Em Deus, as qualidades se interpenetram completamente umas às outras e estão em harmonia ou Temperatur (a subordinação das qualidades no centro escuro é mantida). O mundo difere de Deus porque, devido à liberdade das criaturas, a Temperatur não precisa prevalecer nele. Além disso, como as criaturas são limitadas pelo tempo e pelo espaço, suas perfeições individuais e harmonia mútua só podem ser alcançadas por meio de uma sucessão temporal real de eventos e pela superação de sua separação espacial. Enquanto Deus é a totalidade de todas as suas qualidades em uma simultaneidade eternamente alcançada, cada criatura é composta de um conjunto diferente de qualidades, qualquer uma das quais pode se tornar predominante.
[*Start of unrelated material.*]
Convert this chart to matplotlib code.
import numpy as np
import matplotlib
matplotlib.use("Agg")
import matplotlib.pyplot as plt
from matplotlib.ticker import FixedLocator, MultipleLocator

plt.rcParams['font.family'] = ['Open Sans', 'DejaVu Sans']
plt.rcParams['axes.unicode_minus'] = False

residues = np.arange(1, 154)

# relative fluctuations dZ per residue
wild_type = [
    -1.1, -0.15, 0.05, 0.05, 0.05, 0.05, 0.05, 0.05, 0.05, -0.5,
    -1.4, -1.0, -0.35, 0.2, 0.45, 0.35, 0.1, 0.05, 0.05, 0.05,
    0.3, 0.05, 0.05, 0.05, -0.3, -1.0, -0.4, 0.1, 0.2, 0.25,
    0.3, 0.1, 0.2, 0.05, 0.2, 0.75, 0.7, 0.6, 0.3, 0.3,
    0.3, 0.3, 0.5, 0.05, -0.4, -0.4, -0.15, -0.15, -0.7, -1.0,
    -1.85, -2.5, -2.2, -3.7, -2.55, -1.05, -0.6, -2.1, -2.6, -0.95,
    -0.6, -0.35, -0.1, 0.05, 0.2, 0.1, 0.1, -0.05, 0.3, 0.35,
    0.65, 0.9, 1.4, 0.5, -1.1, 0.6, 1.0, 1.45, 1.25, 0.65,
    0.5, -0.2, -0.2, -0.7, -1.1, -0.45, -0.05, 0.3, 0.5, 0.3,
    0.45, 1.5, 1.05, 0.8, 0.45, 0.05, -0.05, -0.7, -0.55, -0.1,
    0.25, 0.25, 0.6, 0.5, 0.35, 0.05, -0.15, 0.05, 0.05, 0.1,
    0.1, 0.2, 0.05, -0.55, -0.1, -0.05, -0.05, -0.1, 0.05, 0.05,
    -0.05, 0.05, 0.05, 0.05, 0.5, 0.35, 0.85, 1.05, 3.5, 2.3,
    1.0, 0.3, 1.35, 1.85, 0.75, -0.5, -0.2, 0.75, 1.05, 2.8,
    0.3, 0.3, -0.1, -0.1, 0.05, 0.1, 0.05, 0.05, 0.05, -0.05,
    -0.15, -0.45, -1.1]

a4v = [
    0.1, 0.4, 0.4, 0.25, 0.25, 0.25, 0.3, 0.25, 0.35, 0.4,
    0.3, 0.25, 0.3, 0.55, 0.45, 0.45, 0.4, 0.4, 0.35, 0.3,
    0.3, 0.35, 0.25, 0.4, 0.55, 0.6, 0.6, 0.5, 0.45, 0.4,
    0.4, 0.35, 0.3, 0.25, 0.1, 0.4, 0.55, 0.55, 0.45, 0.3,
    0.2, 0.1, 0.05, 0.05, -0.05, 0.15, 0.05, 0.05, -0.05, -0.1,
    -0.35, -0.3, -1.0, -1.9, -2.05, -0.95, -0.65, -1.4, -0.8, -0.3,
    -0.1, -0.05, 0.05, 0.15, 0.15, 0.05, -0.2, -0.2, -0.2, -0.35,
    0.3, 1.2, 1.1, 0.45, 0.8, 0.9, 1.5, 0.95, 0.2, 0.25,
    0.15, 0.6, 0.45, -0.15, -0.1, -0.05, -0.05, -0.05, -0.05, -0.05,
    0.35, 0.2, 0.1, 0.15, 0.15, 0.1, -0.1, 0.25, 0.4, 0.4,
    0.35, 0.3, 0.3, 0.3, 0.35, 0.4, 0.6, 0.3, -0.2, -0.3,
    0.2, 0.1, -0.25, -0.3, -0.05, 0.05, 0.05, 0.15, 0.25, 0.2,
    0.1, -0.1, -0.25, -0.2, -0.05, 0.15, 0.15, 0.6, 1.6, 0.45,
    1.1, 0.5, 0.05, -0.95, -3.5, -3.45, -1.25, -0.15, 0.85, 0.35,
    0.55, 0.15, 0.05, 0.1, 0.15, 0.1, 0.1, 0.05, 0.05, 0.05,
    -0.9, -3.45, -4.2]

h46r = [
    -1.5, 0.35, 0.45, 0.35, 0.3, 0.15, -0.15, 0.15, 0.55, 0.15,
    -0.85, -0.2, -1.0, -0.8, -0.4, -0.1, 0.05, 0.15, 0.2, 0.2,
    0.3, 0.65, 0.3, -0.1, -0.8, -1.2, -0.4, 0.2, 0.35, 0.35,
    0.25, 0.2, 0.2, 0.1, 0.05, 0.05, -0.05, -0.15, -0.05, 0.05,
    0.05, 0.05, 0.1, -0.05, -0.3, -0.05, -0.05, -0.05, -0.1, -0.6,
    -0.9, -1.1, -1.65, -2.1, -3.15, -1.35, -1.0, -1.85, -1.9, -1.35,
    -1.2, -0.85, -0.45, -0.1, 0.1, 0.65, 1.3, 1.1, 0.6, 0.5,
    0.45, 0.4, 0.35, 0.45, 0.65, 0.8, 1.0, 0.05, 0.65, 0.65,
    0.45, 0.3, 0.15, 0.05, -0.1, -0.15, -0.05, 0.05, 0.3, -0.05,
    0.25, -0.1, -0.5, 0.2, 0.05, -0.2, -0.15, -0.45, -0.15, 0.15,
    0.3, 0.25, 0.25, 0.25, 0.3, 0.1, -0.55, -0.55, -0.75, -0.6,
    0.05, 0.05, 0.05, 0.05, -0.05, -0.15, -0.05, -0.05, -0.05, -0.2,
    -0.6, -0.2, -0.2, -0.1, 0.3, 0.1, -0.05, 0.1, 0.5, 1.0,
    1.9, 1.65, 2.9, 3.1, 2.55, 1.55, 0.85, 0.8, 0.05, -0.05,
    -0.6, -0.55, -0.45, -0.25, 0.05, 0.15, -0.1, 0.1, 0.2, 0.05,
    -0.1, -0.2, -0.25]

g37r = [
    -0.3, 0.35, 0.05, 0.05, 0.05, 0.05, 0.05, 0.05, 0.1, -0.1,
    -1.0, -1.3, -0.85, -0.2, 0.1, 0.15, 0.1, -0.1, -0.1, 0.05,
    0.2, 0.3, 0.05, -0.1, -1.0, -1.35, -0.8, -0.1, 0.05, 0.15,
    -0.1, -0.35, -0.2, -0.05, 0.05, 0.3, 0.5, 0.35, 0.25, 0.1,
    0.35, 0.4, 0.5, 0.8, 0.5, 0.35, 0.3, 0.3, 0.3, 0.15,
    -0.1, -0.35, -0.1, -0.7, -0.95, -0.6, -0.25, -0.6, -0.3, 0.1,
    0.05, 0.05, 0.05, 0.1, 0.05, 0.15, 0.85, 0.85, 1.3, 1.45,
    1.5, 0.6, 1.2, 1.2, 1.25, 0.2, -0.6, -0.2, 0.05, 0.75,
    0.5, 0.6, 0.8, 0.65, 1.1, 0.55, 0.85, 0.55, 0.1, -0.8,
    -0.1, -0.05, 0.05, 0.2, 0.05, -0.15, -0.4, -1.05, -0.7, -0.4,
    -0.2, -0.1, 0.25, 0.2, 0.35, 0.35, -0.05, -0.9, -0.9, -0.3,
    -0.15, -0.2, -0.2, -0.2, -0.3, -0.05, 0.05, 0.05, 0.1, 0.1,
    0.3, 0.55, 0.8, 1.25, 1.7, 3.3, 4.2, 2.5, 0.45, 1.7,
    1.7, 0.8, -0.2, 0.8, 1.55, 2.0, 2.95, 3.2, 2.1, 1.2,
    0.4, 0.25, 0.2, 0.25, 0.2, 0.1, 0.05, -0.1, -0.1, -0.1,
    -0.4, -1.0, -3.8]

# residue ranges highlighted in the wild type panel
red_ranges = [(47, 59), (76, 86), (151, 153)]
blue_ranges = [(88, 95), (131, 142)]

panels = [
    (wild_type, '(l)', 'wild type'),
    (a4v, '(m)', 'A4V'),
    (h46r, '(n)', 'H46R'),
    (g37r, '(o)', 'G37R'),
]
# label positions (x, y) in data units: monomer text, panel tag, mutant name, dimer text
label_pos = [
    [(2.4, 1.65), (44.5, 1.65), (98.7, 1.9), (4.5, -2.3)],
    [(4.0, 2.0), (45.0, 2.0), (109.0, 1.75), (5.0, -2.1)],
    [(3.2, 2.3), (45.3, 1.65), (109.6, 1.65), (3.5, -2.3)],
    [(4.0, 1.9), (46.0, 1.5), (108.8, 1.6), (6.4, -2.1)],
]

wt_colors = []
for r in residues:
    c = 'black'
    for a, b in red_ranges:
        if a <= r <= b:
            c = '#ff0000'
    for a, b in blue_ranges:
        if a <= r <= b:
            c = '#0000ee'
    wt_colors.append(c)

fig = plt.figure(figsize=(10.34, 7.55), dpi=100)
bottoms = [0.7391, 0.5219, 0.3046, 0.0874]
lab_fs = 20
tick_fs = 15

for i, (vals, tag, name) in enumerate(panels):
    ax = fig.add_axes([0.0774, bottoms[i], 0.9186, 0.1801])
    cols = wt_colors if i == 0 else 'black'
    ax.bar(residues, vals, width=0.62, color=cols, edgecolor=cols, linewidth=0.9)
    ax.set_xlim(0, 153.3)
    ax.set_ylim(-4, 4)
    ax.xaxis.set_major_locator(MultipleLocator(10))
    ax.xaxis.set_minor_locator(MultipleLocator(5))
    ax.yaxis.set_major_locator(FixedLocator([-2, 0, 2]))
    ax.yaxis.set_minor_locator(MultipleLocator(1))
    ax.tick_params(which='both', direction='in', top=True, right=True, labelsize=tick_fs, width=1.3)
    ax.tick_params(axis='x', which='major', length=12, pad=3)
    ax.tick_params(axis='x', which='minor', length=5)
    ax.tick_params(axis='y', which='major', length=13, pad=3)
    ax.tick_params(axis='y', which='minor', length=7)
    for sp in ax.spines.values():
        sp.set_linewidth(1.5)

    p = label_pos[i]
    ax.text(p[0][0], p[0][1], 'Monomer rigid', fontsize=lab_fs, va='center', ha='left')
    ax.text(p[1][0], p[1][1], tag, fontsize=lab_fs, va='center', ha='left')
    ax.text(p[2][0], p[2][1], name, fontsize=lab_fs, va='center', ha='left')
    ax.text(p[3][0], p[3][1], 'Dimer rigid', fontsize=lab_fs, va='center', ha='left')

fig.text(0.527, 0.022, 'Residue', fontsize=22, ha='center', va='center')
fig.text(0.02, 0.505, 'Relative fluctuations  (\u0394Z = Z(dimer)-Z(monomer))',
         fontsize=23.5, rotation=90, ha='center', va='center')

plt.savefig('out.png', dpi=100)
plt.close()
Ao criar, é como se Deus projetasse imagens de seus constituintes em uma tela ou em um ambiente de espaço e tempo. Essas “assinaturas” recebem a tarefa de se desenvolverem, por meio de um processo temporal, em um reflexo harmonioso em outro meio do que Deus, sua fonte, é eternamente em si mesmo.
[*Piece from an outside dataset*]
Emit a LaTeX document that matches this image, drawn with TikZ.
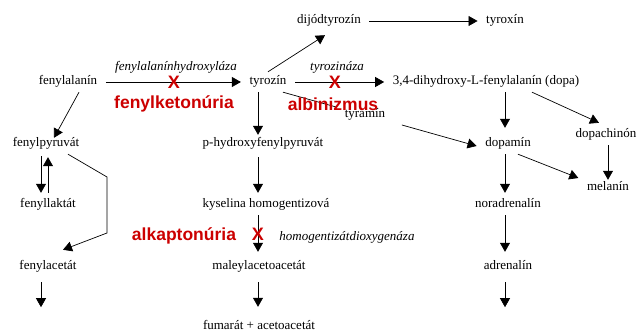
\documentclass[tikz,border=0pt]{standalone}
\usepackage{fontspec}
\setmainfont{Liberation Serif}
\setsansfont{Liberation Sans}
\usetikzlibrary{arrows.meta}
\definecolor{dred}{RGB}{204,0,0}
\begin{document}
\begin{tikzpicture}[x=1pt,y=-1pt,
  txt/.style={font=\fontsize{13}{15}\selectfont, inner xsep=8.5pt, inner ysep=4pt, text height=9pt, text depth=3pt},
  enz/.style={font=\fontsize{13}{15}\selectfont\itshape, inner sep=0pt},
  dis/.style={font=\fontsize{17.5}{20}\selectfont\sffamily\bfseries, text=dred, inner sep=0pt},
  xmark/.style={font=\fontsize{18}{20}\selectfont\sffamily\bfseries, text=dred, inner sep=0pt},
  arr/.style={-{Triangle[length=9pt,width=10pt]}, line width=0.7pt},
  ln/.style={line width=0.7pt}]
\useasboundingbox (0,0) rectangle (638,336);
% nodes
\node[txt] (fa) at (68,82) {fenylalanín};
\node[txt] (tyr) at (268,82) {tyrozín};
\node[txt] (dij) at (329,21) {dijódtyrozín};
\node[txt] (tyx) at (505,21) {tyroxín};
\node[txt] (dopa) at (486,82) {3,4-dihydroxy-L-fenylalanín (dopa)};
\node[txt] (tyram) at (365,115) {tyramín};
\node[txt] (dpm) at (508,144) {dopamín};
\node[txt] (dch) at (606,135) {dopachinón};
\node[txt] (mel) at (608,188) {melanín};
\node[txt] (nor) at (508,205) {noradrenalín};
\node[txt] (adr) at (508,267) {adrenalín};
\node[txt] (fp) at (46,144) {fenylpyruvát};
\node[txt] (fl) at (48,205) {fenyllaktát};
\node[txt] (fac) at (48,267) {fenylacetát};
\node[txt] (phyd) at (263,144) {p-hydroxyfenylpyruvát};
\node[txt] (kys) at (266,205) {kyselina homogentizová};
\node[txt] (mal) at (259,267) {maleylacetoacetát};
\node[txt] (fum) at (259,327) {fumarát + acetoacetát};
% connectors
\draw[arr] (fa.east) -- (tyr.west);
\draw[arr] (tyr.north) -- ([xshift=-4pt,yshift=-4pt]dij.south);
\draw[arr] (dij.east) -- (tyx.west);
\draw[arr] (tyr.east) -- (dopa.west);
\draw[ln] ([xshift=15pt]tyr.south) -- ([yshift=8pt]tyram.west);
\draw[arr] ([xshift=8pt,yshift=-10pt]tyram.east) -- ([yshift=-2pt]dpm.west);
\draw[arr] ([xshift=19pt]dopa.south) -- ([xshift=-3pt,yshift=6pt]dpm.north);
\draw[arr] ([xshift=46pt]dopa.south) -- ([xshift=-7pt,yshift=2pt]dch.north);
\draw[arr] ([xshift=2pt]dch.south) -- ([yshift=-2pt]mel.north);
\draw[arr] ([xshift=10pt]dpm.south) -- ([yshift=10pt]mel.west);
\draw[arr] ([xshift=-3pt]dpm.south) -- ([xshift=-3pt,yshift=2pt]nor.north);
\draw[arr] ([xshift=-3pt]nor.south) -- ([xshift=-3pt,yshift=5pt]adr.north);
\draw[arr] ([xshift=-3pt,yshift=-5pt]adr.south) -- ++(0,25);
\draw[arr] ([xshift=11pt]fa.south) -- ([xshift=8pt,yshift=-4pt]fp.north);
\draw[arr] ([xshift=-5pt,yshift=-2pt]fp.south) -- ([xshift=-7pt,yshift=2pt]fl.north);
\draw[arr] ([xshift=0pt,yshift=2pt]fl.north) -- ([xshift=2pt,yshift=-3pt]fp.south);
\draw[arr] ([xshift=22pt]fp.south) -- (107,177) -- (107,233) -- ([xshift=15pt,yshift=7pt]fac.north);
\draw[arr] ([xshift=-7pt,yshift=-5pt]fac.south) -- ++(0,25);
\draw[arr] ([xshift=-10pt]tyr.south) -- ([xshift=-5pt,yshift=-1pt]phyd.north);
\draw[arr] ([xshift=-5pt,yshift=-3pt]phyd.south) -- ([xshift=-8pt,yshift=2pt]kys.north);
\draw[arr] ([xshift=-8pt]kys.south) -- ([xshift=-1pt,yshift=5pt]mal.north);
\draw[arr] ([xshift=-1pt,yshift=-5pt]mal.south) -- ([xshift=-1pt,yshift=10pt]fum.north);
% labels
\node[enz] (e1) at (176,67) {fenylalanínhydroxyláza};
\node[enz] (e2) at (337,67) {tyrozináza};
\node[enz] (e3) at (347,237) {homogentizátdioxygenáza};
\node[xmark] (x1) at (174,82) {X};
\node[xmark] (x2) at (335,82) {X};
\node[xmark] (x3) at (258,234) {X};
\node[dis] (d1) at (174,104) {fenylketonúria};
\node[dis] (d2) at (333,104) {albinizmus};
\node[dis] (d3) at (184,236) {alkaptonúria};
\end{tikzpicture}
\end{document}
Os três princípios do ser de Deus também são representados na criação, que às vezes é chamada de três mundos. Dois deles (inferno e paraíso) são mundos eternos, enquanto este mundo visível é temporal. Com relação à sua essência, os dois mundos eternos representam respectivamente os poderes dos dois centros em Deus. No mundo temporal realmente decaído, os dois mundos eternos estão presentes como forças conflitantes ou opostas. Assim, um ser, que é um conjunto de qualidades, cai sob a influência do mundo escuro destrutivo ou do mundo da luz, e seu equilíbrio ontológico é afetado de acordo. É claro que se o mundo atual não estivesse decaído, os outros dois mundos estariam presentes nele como forças complementares, e o mundo do primeiro princípio seria apenas o poder da vida, e não uma força de destruição.
Boehme diz que Deus produz esse mundo temporal por um único ato não temporal, no qual as sete qualidades da geração eterna divina são introduzidas no tempo. As qualidades são projetadas fora de Deus, onde se excluem em uma oposição mútua, substituindo sua simultaneidade por uma relação de sucessão. O tempo real não precede o mundo, pois é constituído pela sucessão das qualidades e é apenas uma imagem da eternidade. Agora as qualidades são caracterizadas por uma combinação de duração e mudança. As qualidades se formam nos reinos angélicos (esses são eternos, o que Boehme erroneamente equipara a “eterno”), depois nos céus, no sol e em outros corpos celestes, e até nas criaturas mais inferiores. Apesar da variação de seus múltiplos relatos, é evidente que Boehme acredita em uma hierarquia de causas criadas, cada uma produzindo as que estão abaixo dela. Portanto, em vez de afirmar que o próprio Deus age diretamente sobre cada criatura, considera os sete corpos celestes móveis como os verdadeiros governantes do mundo, mediando para as criaturas inferiores a influência das sete qualidades que estão em Deus.
Deus criou o mundo para manifestar as sete qualidades e os dois centros de seu ser em um processo temporal. Mas o estado atual da criação é de desequilíbrio e desordem, no qual os poderes provenientes do centro escuro não estão subordinados aos poderes da luz. Os poderes destrutivos são atualizados como o mal sem restrições, e a criação não serve mais como uma revelação do ser ordenado de Deus. Assim, nos deparamos com a terceira pergunta: o estado realmente maligno do mundo é determinado por Deus ou pela livre decisão das criaturas? A resposta de Boehme é que Deus não é responsável pelo fato do mal. Não há necessidade de que o mundo deva ser um mundo mau. Não há necessidade de que o mundo tenha caído nesse estado. As próprias criaturas causaram o mal real que está disseminado no mundo.